Sunday, 21 February 2021

Faith After Doubt

I recently finished Brian McLaren’s book Faith After Doubt. It is a very honest account of the legitimate struggle that most of us have with doubt. As I have said so often, doubt is not the opposite of faith. It is part of faith. In fact, for that very reason, I might have preferred a title that more obviously placed them alongside each other, which is what I think the book does, rather than one that suggests they might be sequential, whatever the order.

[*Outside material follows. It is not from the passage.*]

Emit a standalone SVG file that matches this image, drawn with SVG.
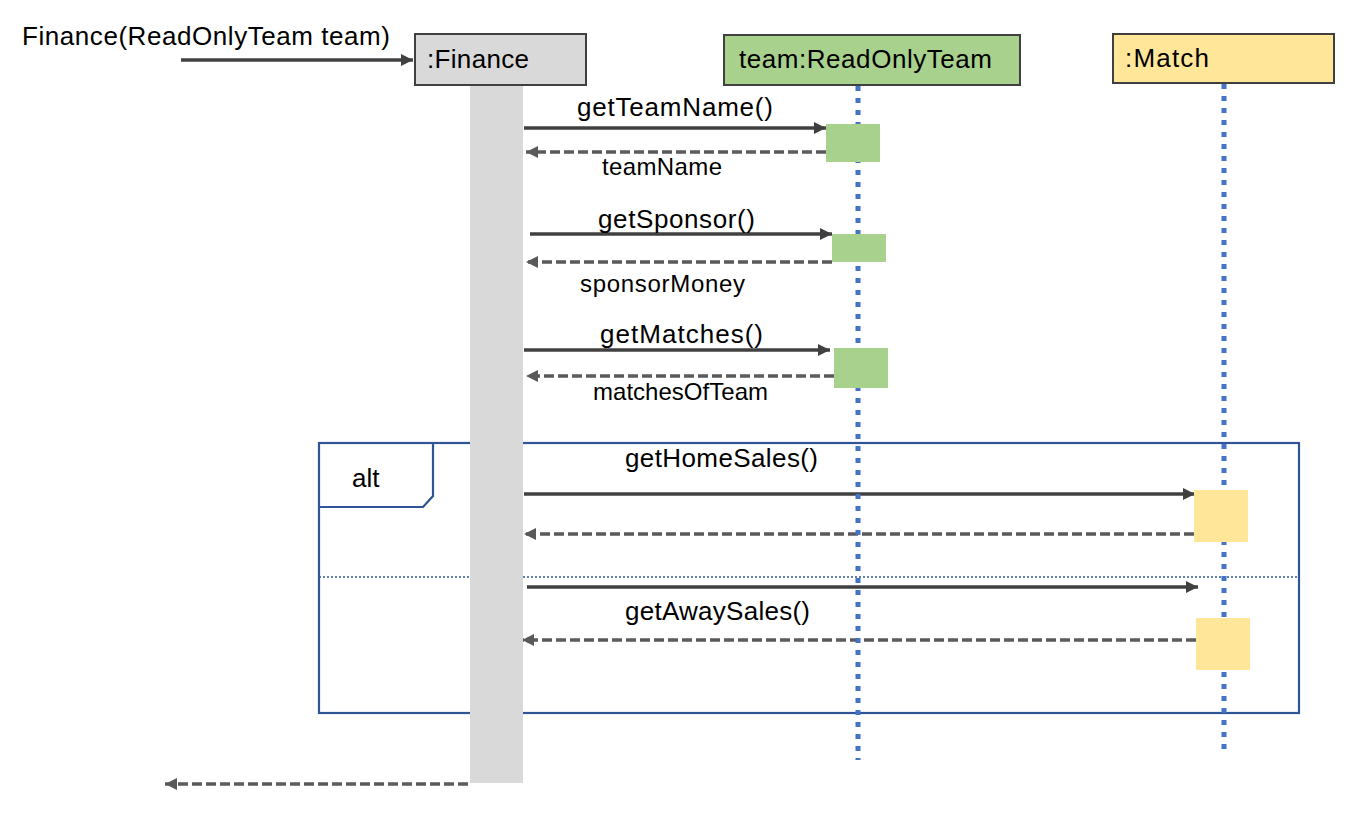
<svg xmlns="http://www.w3.org/2000/svg" width="1354" height="818" viewBox="0 0 1354 818">
<style>
text{font-family:"Liberation Sans",Arial,sans-serif;fill:#000}
.t26{font-size:26px}
.t24{font-size:24px}
.hdr{stroke:#404040;stroke-width:2}
.call{stroke:#404040;stroke-width:3.5;fill:none}
.ret{stroke:#595959;stroke-width:3.5;fill:none;stroke-dasharray:10 4}
.life{stroke:#4472c4;stroke-width:5;stroke-dasharray:5 7;fill:none}
.frame{stroke:#2f5597;stroke-width:2.2;fill:none}
</style>
<defs>
<marker id="ah" markerUnits="userSpaceOnUse" markerWidth="14" markerHeight="14" refX="12" refY="6" orient="auto">
<path d="M0,0 L12,6 L0,12 Z" fill="#404040"/>
</marker>
<marker id="ahr" markerUnits="userSpaceOnUse" markerWidth="14" markerHeight="14" refX="12" refY="6" orient="auto">
<path d="M0,0 L12,6 L0,12 Z" fill="#595959"/>
</marker>
</defs>
<rect width="1354" height="818" fill="#ffffff"/>

<g id="alt-frame">
<rect class="frame" x="319" y="443" width="980" height="270"/>
<path class="frame" d="M319,443 H433 V496 L423,507 H319"/>
<line x1="319" y1="577" x2="1299" y2="577" stroke="#2f5597" stroke-width="1.6" stroke-dasharray="2 2"/>
<text class="t26" x="352" y="487">alt</text>
</g>

<g id="connectors">
<line class="call" x1="181" y1="60" x2="413" y2="60" marker-end="url(#ah)"/>
<text class="t26" x="22" y="45" textLength="368">Finance(ReadOnlyTeam team)</text>

<line class="call" x1="524" y1="128" x2="826" y2="128" marker-end="url(#ah)"/>
<text class="t26" x="577" y="116" textLength="196">getTeamName()</text>
<line class="ret" x1="826" y1="152" x2="526" y2="152" marker-end="url(#ahr)"/>
<text class="t24" x="602" y="175" textLength="120">teamName</text>

<line class="call" x1="530" y1="234" x2="832" y2="234" marker-end="url(#ah)"/>
<text class="t26" x="598" y="228" textLength="157">getSponsor()</text>
<line class="ret" x1="832" y1="262" x2="526" y2="262" marker-end="url(#ahr)"/>
<text class="t24" x="580" y="292" textLength="165">sponsorMoney</text>

<line class="call" x1="524" y1="350" x2="830" y2="350" marker-end="url(#ah)"/>
<text class="t26" x="600" y="343" textLength="163">getMatches()</text>
<line class="ret" x1="834" y1="376" x2="526" y2="376" marker-end="url(#ahr)"/>
<text class="t24" x="593" y="400" textLength="175">matchesOfTeam</text>

<line class="call" x1="524" y1="494" x2="1195" y2="494" marker-end="url(#ah)"/>
<text class="t26" x="625" y="467" textLength="193">getHomeSales()</text>
<line class="ret" x1="1194" y1="534" x2="524" y2="534" marker-end="url(#ahr)"/>

<line class="call" x1="527" y1="587" x2="1198" y2="587" marker-end="url(#ah)"/>
<text class="t26" x="625" y="620" textLength="185">getAwaySales()</text>
<line class="ret" x1="1196" y1="640" x2="522" y2="640" marker-end="url(#ahr)"/>

<line class="ret" x1="468" y1="784" x2="165" y2="784" marker-end="url(#ahr)"/>
</g>

<g id="finance">
<rect x="470" y="85" width="53" height="698" fill="#d9d9d9"/>
<rect class="hdr" x="415" y="34" width="171" height="51" fill="#d9d9d9"/>
<text class="t26" x="427" y="68" textLength="102">:Finance</text>
</g>

<g id="team">
<line class="life" x1="858" y1="86" x2="858" y2="760"/>
<rect x="826" y="124" width="54" height="38" fill="#a9d18e"/>
<rect x="832" y="234" width="54" height="28" fill="#a9d18e"/>
<rect x="834" y="348" width="54" height="40" fill="#a9d18e"/>
<rect class="hdr" x="724" y="35" width="296" height="50" fill="#a9d18e"/>
<text class="t26" x="739" y="68" textLength="253">team:ReadOnlyTeam</text>
</g>

<g id="match">
<line class="life" x1="1224" y1="84" x2="1224" y2="752"/>
<rect x="1194" y="490" width="54" height="52" fill="#ffe699"/>
<rect x="1196" y="618" width="54" height="52" fill="#ffe699"/>
<rect class="hdr" x="1113" y="34" width="221" height="49" fill="#ffe699"/>
<text class="t26" x="1125" y="67" textLength="84">:Match</text>
</g>
</svg>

As McLaren himself says:Let’s grant one another permission to doubt. And let’s see the doubt in ourselves and each other not as a fault or failure to be ashamed of, but as an inescapable dimension of having faith and being human, and more: as an opportunity for honesty, courage, virtue and growth, including growth in faith itself.”

Of course, they will come in different measures at different times and there is a sense of progress as we recognize how that happens – but the ultimate aim is not that of doubt-free faith. McLaren expresses that point like this: I do not regret my journey of faith and doubt, because I do not regret who I have become. Faith and doubt together have made me who I am. I wouldn’t want to live without either.”

He points out, and I find this very helpful, that what really matters is love, and it is not exclusive to either faith or doubt, or a mix. McLaren puts it like this: “Jesus dissented from the typical understandings of purity, loyalty, authority and liberty. Instead of neglecting them, however, he redefined them and in a sense recycled them in service of justice and compassion. For Jesus, justice and compassion were ultimately two facets of one thing: love.”

He also says: “In the Sermon on the Mount, Jesus doesn’t teach a list of beliefs to be memorised and recited. Instead, he teaches a way of life that culminates in a call to revolutionary love. This revolutionary love goes far beyond conventional love, the love that distinguishes between us and them, brother and other or friend and enemy (Matt. 5:43). Instead, we need to love as God loves, with non-discriminatory love that includes even the enemy.”

That is pretty challenging; but it’s a challenge we need.